**WHAT IS REQUIRED:** Extract, word for word, every line from the one containing "Output the Python" through the one containing "fig.patches.append(border)", with both end lines kept.

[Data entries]
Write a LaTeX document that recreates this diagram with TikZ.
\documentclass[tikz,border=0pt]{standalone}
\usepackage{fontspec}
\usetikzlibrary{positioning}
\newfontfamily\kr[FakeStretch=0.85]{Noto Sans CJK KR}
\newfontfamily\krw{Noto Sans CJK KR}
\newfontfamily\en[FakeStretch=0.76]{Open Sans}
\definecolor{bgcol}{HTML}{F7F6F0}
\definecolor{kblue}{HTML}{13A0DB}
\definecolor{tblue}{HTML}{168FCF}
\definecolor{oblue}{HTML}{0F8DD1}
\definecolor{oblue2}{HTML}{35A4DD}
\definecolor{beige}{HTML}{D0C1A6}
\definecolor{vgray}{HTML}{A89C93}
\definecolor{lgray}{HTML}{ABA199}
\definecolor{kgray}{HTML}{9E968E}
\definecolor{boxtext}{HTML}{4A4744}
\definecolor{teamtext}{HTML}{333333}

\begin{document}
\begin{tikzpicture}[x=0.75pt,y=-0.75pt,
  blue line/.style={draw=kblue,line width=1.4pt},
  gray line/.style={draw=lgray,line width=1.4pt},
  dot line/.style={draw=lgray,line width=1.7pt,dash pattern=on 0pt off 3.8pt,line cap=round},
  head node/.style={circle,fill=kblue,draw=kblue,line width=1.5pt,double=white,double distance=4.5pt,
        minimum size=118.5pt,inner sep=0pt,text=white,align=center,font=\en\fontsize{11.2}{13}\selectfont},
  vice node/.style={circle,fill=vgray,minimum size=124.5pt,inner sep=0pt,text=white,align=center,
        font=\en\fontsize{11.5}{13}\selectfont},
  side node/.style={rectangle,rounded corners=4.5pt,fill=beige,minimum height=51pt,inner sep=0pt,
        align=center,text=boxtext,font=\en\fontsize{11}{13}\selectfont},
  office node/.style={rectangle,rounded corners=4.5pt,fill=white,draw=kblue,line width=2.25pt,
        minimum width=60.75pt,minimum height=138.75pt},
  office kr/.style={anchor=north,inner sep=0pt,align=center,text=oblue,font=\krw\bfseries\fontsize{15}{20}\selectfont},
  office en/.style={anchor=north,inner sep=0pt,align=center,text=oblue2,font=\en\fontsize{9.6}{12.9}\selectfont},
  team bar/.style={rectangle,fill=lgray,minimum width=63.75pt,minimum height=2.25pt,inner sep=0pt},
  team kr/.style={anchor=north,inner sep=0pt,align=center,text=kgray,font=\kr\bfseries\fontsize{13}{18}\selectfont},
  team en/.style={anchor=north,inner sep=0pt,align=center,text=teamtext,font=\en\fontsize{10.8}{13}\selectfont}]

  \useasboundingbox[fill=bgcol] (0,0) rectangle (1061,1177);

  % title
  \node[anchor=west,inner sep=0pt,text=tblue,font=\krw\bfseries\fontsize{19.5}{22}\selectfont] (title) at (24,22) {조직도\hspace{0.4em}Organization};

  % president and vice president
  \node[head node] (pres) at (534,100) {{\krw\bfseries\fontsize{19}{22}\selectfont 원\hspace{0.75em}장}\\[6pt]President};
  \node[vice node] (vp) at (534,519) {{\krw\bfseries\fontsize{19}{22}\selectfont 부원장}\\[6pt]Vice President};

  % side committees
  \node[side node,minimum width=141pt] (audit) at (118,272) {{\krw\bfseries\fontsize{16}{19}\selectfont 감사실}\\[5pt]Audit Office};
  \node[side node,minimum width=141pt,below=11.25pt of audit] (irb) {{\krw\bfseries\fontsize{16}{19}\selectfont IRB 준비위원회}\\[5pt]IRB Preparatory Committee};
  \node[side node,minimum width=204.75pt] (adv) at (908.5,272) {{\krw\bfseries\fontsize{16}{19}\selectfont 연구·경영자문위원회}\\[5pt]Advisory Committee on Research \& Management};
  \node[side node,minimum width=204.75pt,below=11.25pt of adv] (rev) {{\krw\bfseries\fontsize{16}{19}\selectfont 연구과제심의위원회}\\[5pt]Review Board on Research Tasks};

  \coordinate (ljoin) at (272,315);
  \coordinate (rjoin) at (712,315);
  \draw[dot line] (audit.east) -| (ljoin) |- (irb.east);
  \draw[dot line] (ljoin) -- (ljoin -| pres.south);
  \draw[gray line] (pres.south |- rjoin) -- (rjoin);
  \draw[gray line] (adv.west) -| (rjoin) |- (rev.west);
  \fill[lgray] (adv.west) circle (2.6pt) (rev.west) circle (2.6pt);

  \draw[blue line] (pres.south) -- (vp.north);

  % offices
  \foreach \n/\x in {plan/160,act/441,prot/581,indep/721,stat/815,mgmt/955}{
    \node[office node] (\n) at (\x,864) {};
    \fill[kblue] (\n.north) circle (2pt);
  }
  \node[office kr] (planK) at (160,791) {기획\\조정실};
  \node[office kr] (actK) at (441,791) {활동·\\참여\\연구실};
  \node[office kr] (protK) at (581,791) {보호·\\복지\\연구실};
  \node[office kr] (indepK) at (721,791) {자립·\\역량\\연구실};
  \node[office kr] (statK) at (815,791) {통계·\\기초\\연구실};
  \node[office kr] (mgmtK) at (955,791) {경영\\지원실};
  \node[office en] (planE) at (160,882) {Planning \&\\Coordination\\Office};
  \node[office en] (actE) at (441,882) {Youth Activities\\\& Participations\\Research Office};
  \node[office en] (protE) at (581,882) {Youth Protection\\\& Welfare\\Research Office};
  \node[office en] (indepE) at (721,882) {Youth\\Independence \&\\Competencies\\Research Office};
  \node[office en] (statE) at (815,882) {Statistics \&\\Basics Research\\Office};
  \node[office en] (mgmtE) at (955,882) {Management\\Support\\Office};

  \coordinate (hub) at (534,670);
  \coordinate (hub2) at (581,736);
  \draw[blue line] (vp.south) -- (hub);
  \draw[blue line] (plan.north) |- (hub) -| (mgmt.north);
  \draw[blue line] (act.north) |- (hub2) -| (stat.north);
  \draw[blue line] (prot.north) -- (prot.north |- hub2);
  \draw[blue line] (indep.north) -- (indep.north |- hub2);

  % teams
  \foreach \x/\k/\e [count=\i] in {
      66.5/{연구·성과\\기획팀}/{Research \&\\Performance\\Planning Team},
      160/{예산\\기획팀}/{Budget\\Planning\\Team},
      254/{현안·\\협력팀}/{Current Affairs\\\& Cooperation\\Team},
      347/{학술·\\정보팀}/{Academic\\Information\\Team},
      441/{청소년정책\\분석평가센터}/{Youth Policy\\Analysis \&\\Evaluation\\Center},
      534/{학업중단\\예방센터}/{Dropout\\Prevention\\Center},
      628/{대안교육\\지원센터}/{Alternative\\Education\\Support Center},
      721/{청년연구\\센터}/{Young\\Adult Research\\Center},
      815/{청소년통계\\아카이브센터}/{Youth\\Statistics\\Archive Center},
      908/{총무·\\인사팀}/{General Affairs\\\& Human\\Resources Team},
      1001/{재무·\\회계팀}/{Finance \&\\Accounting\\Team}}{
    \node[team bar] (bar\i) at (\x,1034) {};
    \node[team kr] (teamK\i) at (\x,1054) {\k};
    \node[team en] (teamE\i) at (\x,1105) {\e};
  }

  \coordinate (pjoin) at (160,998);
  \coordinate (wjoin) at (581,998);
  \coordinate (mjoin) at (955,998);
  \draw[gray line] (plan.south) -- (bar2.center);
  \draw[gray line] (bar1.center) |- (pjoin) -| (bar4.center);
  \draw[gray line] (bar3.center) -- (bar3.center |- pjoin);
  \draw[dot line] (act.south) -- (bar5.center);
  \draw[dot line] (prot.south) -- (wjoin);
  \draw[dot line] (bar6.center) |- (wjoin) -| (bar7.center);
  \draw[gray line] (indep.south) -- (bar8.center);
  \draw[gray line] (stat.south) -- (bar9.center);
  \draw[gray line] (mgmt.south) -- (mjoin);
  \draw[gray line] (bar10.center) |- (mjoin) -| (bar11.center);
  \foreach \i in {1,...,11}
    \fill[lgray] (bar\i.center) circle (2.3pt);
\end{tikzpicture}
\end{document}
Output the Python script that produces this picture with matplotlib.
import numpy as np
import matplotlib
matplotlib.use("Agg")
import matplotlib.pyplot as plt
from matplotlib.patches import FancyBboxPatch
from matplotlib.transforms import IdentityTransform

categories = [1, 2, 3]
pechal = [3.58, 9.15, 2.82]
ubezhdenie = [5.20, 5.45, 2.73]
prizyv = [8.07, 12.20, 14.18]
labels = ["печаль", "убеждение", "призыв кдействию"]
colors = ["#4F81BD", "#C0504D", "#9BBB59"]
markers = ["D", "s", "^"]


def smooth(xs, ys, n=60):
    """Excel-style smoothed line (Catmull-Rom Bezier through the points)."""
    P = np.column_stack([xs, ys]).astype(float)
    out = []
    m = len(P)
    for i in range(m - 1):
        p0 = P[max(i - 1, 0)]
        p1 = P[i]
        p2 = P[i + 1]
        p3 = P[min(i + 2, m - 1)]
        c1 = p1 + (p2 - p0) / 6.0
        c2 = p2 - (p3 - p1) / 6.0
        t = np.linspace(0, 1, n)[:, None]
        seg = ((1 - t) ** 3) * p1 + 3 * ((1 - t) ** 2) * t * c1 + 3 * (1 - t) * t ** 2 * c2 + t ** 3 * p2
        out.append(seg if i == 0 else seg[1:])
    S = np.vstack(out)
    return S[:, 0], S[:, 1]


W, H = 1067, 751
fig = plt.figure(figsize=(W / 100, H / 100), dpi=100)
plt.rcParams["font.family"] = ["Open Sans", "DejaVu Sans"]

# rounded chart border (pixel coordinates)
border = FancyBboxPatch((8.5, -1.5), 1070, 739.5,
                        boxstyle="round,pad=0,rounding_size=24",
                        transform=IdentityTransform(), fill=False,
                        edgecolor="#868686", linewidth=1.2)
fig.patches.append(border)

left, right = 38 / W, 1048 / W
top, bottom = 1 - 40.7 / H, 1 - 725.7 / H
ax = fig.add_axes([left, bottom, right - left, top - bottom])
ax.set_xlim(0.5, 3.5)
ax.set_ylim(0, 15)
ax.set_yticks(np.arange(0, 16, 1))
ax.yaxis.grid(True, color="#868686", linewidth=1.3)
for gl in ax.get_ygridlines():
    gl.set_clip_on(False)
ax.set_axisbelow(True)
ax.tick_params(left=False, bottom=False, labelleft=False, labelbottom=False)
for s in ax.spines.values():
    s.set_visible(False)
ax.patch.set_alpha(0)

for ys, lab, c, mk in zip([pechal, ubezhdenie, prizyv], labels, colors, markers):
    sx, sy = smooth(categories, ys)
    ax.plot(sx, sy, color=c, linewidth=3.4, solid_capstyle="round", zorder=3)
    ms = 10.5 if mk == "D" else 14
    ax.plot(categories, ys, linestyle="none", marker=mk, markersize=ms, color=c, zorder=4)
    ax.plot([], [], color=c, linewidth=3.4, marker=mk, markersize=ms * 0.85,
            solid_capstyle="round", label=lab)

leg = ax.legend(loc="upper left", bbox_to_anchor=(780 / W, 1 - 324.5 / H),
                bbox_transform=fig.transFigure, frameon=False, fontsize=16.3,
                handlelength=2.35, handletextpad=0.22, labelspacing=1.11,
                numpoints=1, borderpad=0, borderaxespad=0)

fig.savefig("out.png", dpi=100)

**SOLUTION FOR THIS PROBLEM:**
Output the Python script that produces this picture with matplotlib.
import numpy as np
import matplotlib
matplotlib.use("Agg")
import matplotlib.pyplot as plt
from matplotlib.patches import FancyBboxPatch
from matplotlib.transforms import IdentityTransform

categories = [1, 2, 3]
pechal = [3.58, 9.15, 2.82]
ubezhdenie = [5.20, 5.45, 2.73]
prizyv = [8.07, 12.20, 14.18]
labels = ["печаль", "убеждение", "призыв кдействию"]
colors = ["#4F81BD", "#C0504D", "#9BBB59"]
markers = ["D", "s", "^"]


def smooth(xs, ys, n=60):
    """Excel-style smoothed line (Catmull-Rom Bezier through the points)."""
    P = np.column_stack([xs, ys]).astype(float)
    out = []
    m = len(P)
    for i in range(m - 1):
        p0 = P[max(i - 1, 0)]
        p1 = P[i]
        p2 = P[i + 1]
        p3 = P[min(i + 2, m - 1)]
        c1 = p1 + (p2 - p0) / 6.0
        c2 = p2 - (p3 - p1) / 6.0
        t = np.linspace(0, 1, n)[:, None]
        seg = ((1 - t) ** 3) * p1 + 3 * ((1 - t) ** 2) * t * c1 + 3 * (1 - t) * t ** 2 * c2 + t ** 3 * p2
        out.append(seg if i == 0 else seg[1:])
    S = np.vstack(out)
    return S[:, 0], S[:, 1]


W, H = 1067, 751
fig = plt.figure(figsize=(W / 100, H / 100), dpi=100)
plt.rcParams["font.family"] = ["Open Sans", "DejaVu Sans"]

# rounded chart border (pixel coordinates)
border = FancyBboxPatch((8.5, -1.5), 1070, 739.5,
                        boxstyle="round,pad=0,rounding_size=24",
                        transform=IdentityTransform(), fill=False,
                        edgecolor="#868686", linewidth=1.2)
fig.patches.append(border)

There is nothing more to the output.